— begin Data provided —

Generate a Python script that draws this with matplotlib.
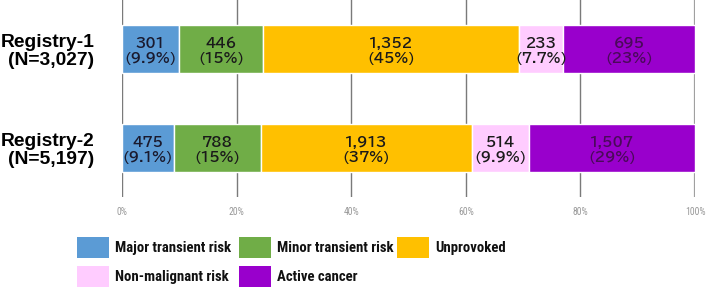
import matplotlib

matplotlib.use("Agg")
import matplotlib.pyplot as plt
from matplotlib.patches import Rectangle

# data
registries = ["Registry-1\n(N=3,027)", "Registry-2\n(N=5,197)"]
totals = [3027, 5197]
categories = ["Major transient risk", "Minor transient risk", "Unprovoked",
              "Non-malignant risk", "Active cancer"]
counts = [
    [301, 446, 1352, 233, 695],
    [475, 788, 1913, 514, 1507],
]
pct_labels = [
    ["9.9%", "15%", "45%", "7.7%", "23%"],
    ["9.1%", "15%", "37%", "9.9%", "29%"],
]
count_labels = [
    ["301", "446", "1,352", "233", "695"],
    ["475", "788", "1,913", "514", "1,507"],
]
ticks = [0, 20, 40, 60, 80, 100]

colors = ["#5B9BD5", "#70AD47", "#FFC000", "#FFCCFF", "#9900CC"]
text_colors = ["#1a1a2e", "#1a1a1a", "#1a1a1a", "#1a1a1a", "#4a0a5a"]
JP = ["BIZ UDPGothic", "DejaVu Sans"]
COND = ["Roboto Condensed", "DejaVu Sans"]

W, H = 709, 287
fig = plt.figure(figsize=(W / 100, H / 100), dpi=100)
ax = fig.add_axes([122 / W, 1 - 197 / H, (695 - 122) / W, 197 / H])

for i, (row, total) in enumerate(zip(counts, totals)):
    left = 0.0
    for j, c in enumerate(row):
        w = c / total * 100
        ax.barh(i, w, left=left, height=0.485, color=colors[j],
                edgecolor="white", linewidth=1.0, zorder=3)
        ax.text(left + w / 2, i + 0.02, f"{count_labels[i][j]}\n({pct_labels[i][j]})",
                ha="center", va="center", fontsize=9.8, fontweight="bold",
                linespacing=1.2, color=text_colors[j], family=JP, zorder=4)
        left += w

ax.set_xlim(0, 100)
ax.set_ylim(1.495, -0.495)
ax.set_xticks(ticks)
ax.set_xticklabels([f"{t}%" for t in ticks], fontsize=7, color="#999999",
                   family=COND)
ax.tick_params(axis="x", length=0, pad=7)
ax.set_yticks([0, 1])
ax.set_yticklabels(registries, fontsize=13.9, fontweight="bold",
                   family="Liberation Sans", linespacing=1.05)
ax.tick_params(axis="y", length=0, pad=20)
for x in ticks:
    ax.axvline(x, color="#7a7a7a" if x < 100 else "#a0a0a0",
               linewidth=1.0 if x < 100 else 1.6, zorder=1)
for s in ax.spines.values():
    s.set_visible(False)

# legend: 3 columns, 2 rows, laid out in figure pixels
col_x = [77, 239, 397]
row_y = [247, 276]
for k, name in enumerate(categories):
    cx, cy = col_x[k % 3], row_y[k // 3]
    fig.add_artist(Rectangle((cx / W, 1 - (cy + 10.5) / H), 32 / W, 21 / H,
                             transform=fig.transFigure, facecolor=colors[k],
                             edgecolor="none", zorder=1))
    fig.text((cx + 38) / W, 1 - (cy + 1) / H, name, ha="left", va="center",
             fontsize=10.6, fontweight="semibold", family=COND, color="#111111",
             zorder=2)

fig.savefig("out.png", dpi=100)
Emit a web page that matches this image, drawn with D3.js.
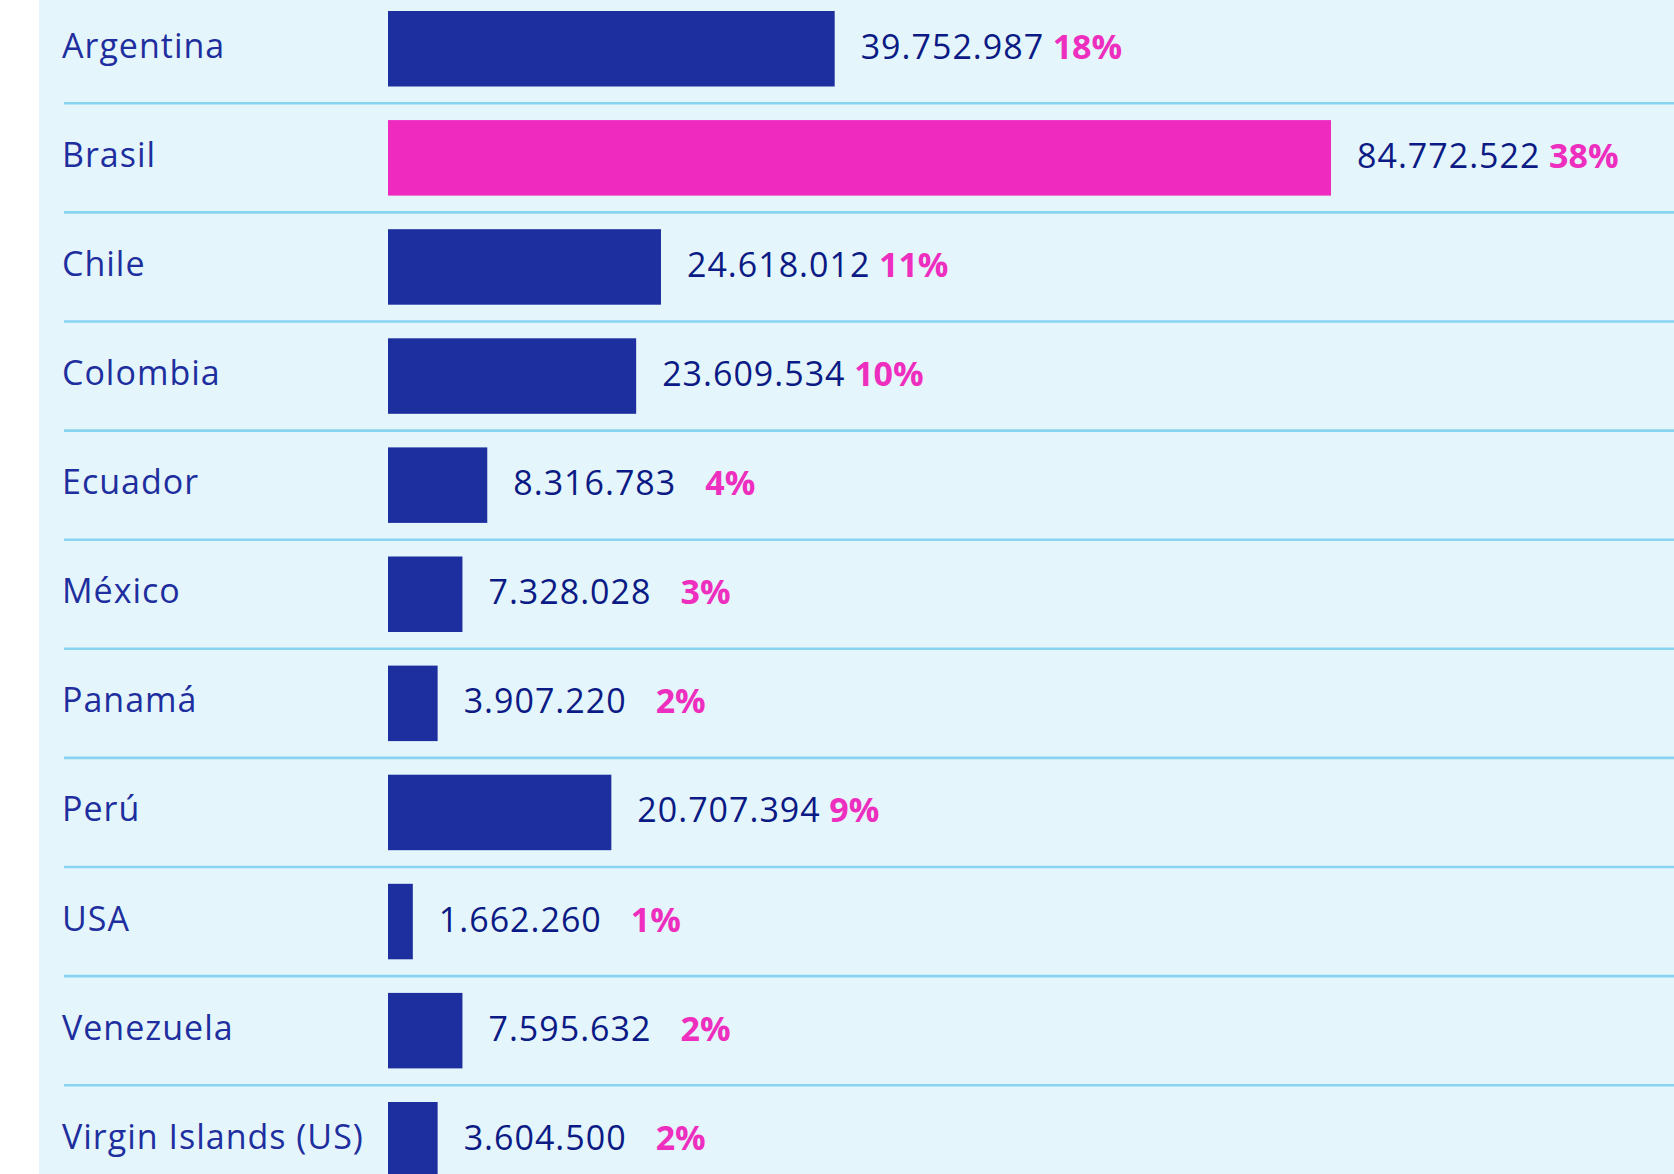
<!DOCTYPE html>
<html>
<head>
<meta charset="utf-8">
<script src="https://cdn.jsdelivr.net/npm/d3@7"></script>
<style>
  html, body { margin: 0; padding: 0; background: #ffffff; }
  svg { display: block; }
</style>
</head>
<body>
<svg id="chart" width="1674" height="1174"></svg>
<script>
const countries = ["Argentina", "Brasil", "Chile", "Colombia", "Ecuador", "México", "Panamá", "Perú", "USA", "Venezuela", "Virgin Islands (US)"];
const values = [39752987, 84772522, 24618012, 23609534, 8316783, 7328028, 3907220, 20707394, 1662260, 7595632, 3604500];
// bar lengths (percent, as drawn in the reference)
const barShares = [18, 38, 11, 10, 4, 3, 2, 9, 1, 3, 2];
// percent labels (as printed in the reference)
const shareLabels = ["18%", "38%", "11%", "10%", "4%", "3%", "2%", "9%", "1%", "2%", "2%"];
const highlight = ["Brasil"];

const W = 1674, H = 1174;
const svg = d3.select("#chart");

const locale = d3.formatLocale({ decimal: ",", thousands: ".", grouping: [3], currency: ["", ""] });
const fmt = locale.format(",d");

const rows = countries.map((c, i) => ({ country: c, value: values[i], share: barShares[i], label: shareLabels[i] }));

// background panel
svg.append("rect").attr("x", 39).attr("y", 0).attr("width", W - 39).attr("height", H).attr("fill", "#e4f6fb");

const step = 109.1;
const y = d3.scaleBand()
  .domain(countries)
  .range([11, 11 + step * (countries.length - 0.308)])
  .paddingInner(0.308)
  .paddingOuter(0);

const x = d3.scaleLinear().domain([0, d3.max(barShares)]).range([388, 1331]);

// separators
svg.append("g").selectAll("line")
  .data(countries.slice(0, -1))
  .join("line")
  .attr("x1", 64).attr("x2", W)
  .attr("y1", d => y(d) + y.bandwidth() + (y.step() - y.bandwidth()) / 2)
  .attr("y2", d => y(d) + y.bandwidth() + (y.step() - y.bandwidth()) / 2)
  .attr("stroke", "#87d3f0").attr("stroke-width", 2.6);

// bars
svg.append("g").selectAll("rect")
  .data(rows)
  .join("rect")
  .attr("x", x(0))
  .attr("y", d => y(d.country))
  .attr("width", d => x(d.share) - x(0))
  .attr("height", y.bandwidth())
  .attr("fill", d => highlight.includes(d.country) ? "#ee2abf" : "#1d2f9f");

const fontFam = "'Open Sans', 'Noto Sans', sans-serif";

// country labels
svg.append("g").selectAll("text")
  .data(rows)
  .join("text")
  .attr("x", 62)
  .attr("y", d => y(d.country) + y.bandwidth() / 2 + 9)
  .attr("font-family", fontFam)
  .attr("font-size", 34)
  .attr("font-weight", 500)
  .attr("letter-spacing", 1)
  .attr("fill", "#1e2e9e")
  .text(d => d.country);

// value labels
const vg = svg.append("g").selectAll("g")
  .data(rows)
  .join("g")
  .attr("transform", d => `translate(${x(d.share) + 26},${y(d.country) + y.bandwidth() / 2 + 10})`);

vg.append("text")
  .attr("x", 0)
  .attr("font-family", fontFam)
  .attr("font-size", 34)
  .attr("font-weight", 500)
  .attr("letter-spacing", 1)
  .attr("fill", "#0b1a84")
  .text(d => fmt(d.value));

vg.append("text")
  .attr("x", 192)
  .attr("font-family", fontFam)
  .attr("font-size", 34)
  .attr("font-weight", 700)
  .attr("fill", "#ee2ebe")
  .text(d => d.label);
</script>
</body>
</html>
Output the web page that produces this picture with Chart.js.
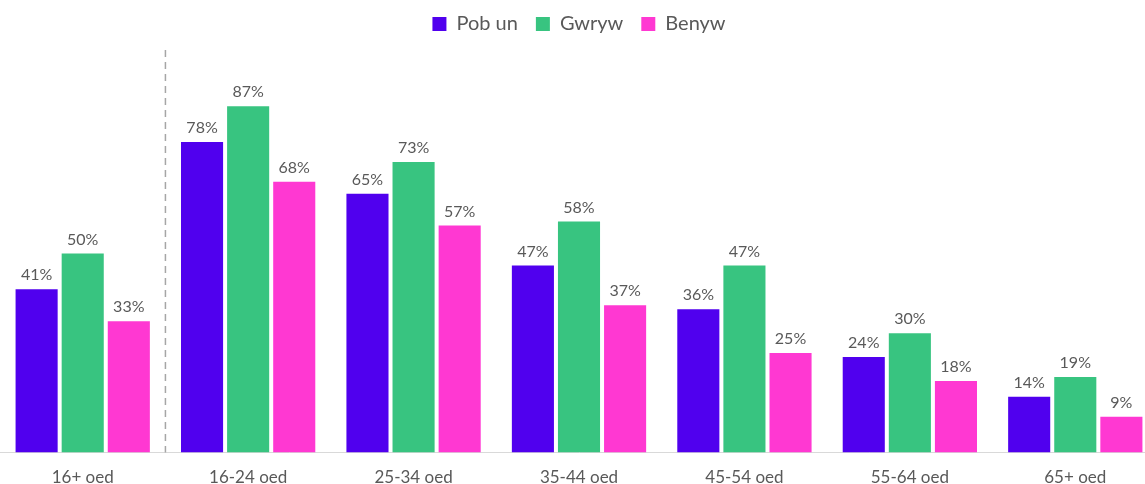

— end Data provided —

● **Request**:
Write out nothing but the lines from the start of the data through the line with "from matplotlib.patches import Rectangle". Leave out the pictures.

● **Finished answer**:
Generate a Python script that draws this with matplotlib.
import matplotlib

matplotlib.use("Agg")
import matplotlib.pyplot as plt
from matplotlib.patches import Rectangle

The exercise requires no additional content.